The Oxford-based company is currently trialing five fully autonomous vehicles in London as part of the Driven consortium, an £13.6m (US$16.9m) research project that seeks to address fundamental real-world challenges facing self-driving vehicles such as insurance, cyber-security and data privacy. Oxbotica has completed extensive testing in London since initial trials in the Borough of Hounslow in December 2018, with the capital proving the ideal proving ground due to its classical architecture and complex road networks; it ranked as the sixth most congested city in the world and records over 30,000 road casualties per year. The advanced journey learnings from London can then be applied to improve safety around the globe using its machine learning algorithms and advanced vision perception that reacts faster than the human eye.
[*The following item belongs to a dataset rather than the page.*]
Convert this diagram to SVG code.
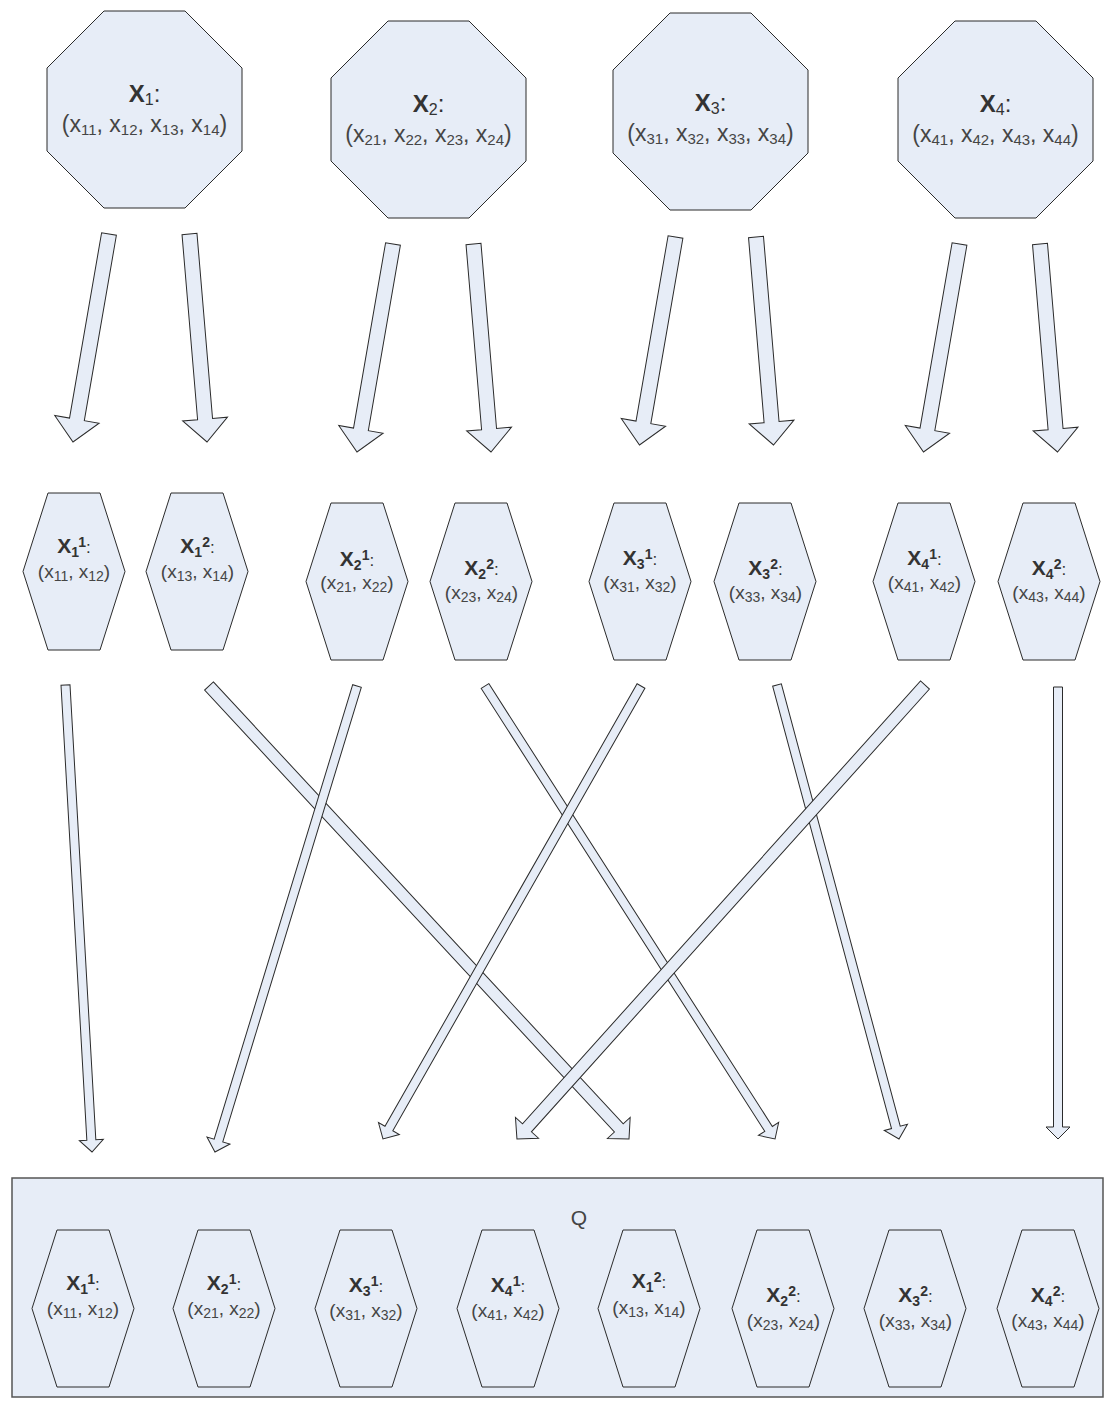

As the lead partner in the Driven consortium, which began in July 2017, Oxbotica will showcase its software capability as part of a live demonstration in London later this month, as part of a 30-month ground-breaking research project. The ambitious program will see a fleet of fully autonomous vehicles being deployed in urban areas and on motorways, culminating in an end-to-end journey from London to Oxford. These vehicles will be operating at SAE Level 4 autonomy, meaning they have the capability of performing all safety-critical driving functions and monitoring roadway conditions for an entire trip, with zero-passenger occupancy.
Oxbotica is already using its pioneering Universal Autonomy software system in cities, mines, airports, quarries and ports. The system can run on everyday computer hardware with similar power to an average desktop PC. The software uses two strands to achieve Universal Autonomy:
- Selenium, which is a complete end-to-end solution that works anywhere, anytime and is the equivalent of a computer operating system, pulling in data from the sensors fitted to each self-driving vehicle;
- Caesium, a data and vehicle management tool that takes uploaded data from Selenium and allows learning to be shared between vehicles anywhere in the world without the need for human input.
“As humans, we get better at driving the more experience we have, but we don’t share our learnings with each other. This is the covenant for autonomous vehicles. They learn as a community in a way that we don’t. If we have a mishap, or see something extraordinary, we aren’t guaranteed to make our neighbor or colleague a better driver,” said Oxbotica founder, Paul Newman. “Even if we could learn from each other like computers can, we can’t share at scale, across vast numbers and we can’t do it all the time. That’s what our AI software will do for every host vehicle wherever it is in the world. Providing life-long shared learning, and with it in-depth, and continually improved knowledge of the local area, allowing our cars to not just read the roads but to predict common hazards with ever greater sophistication.”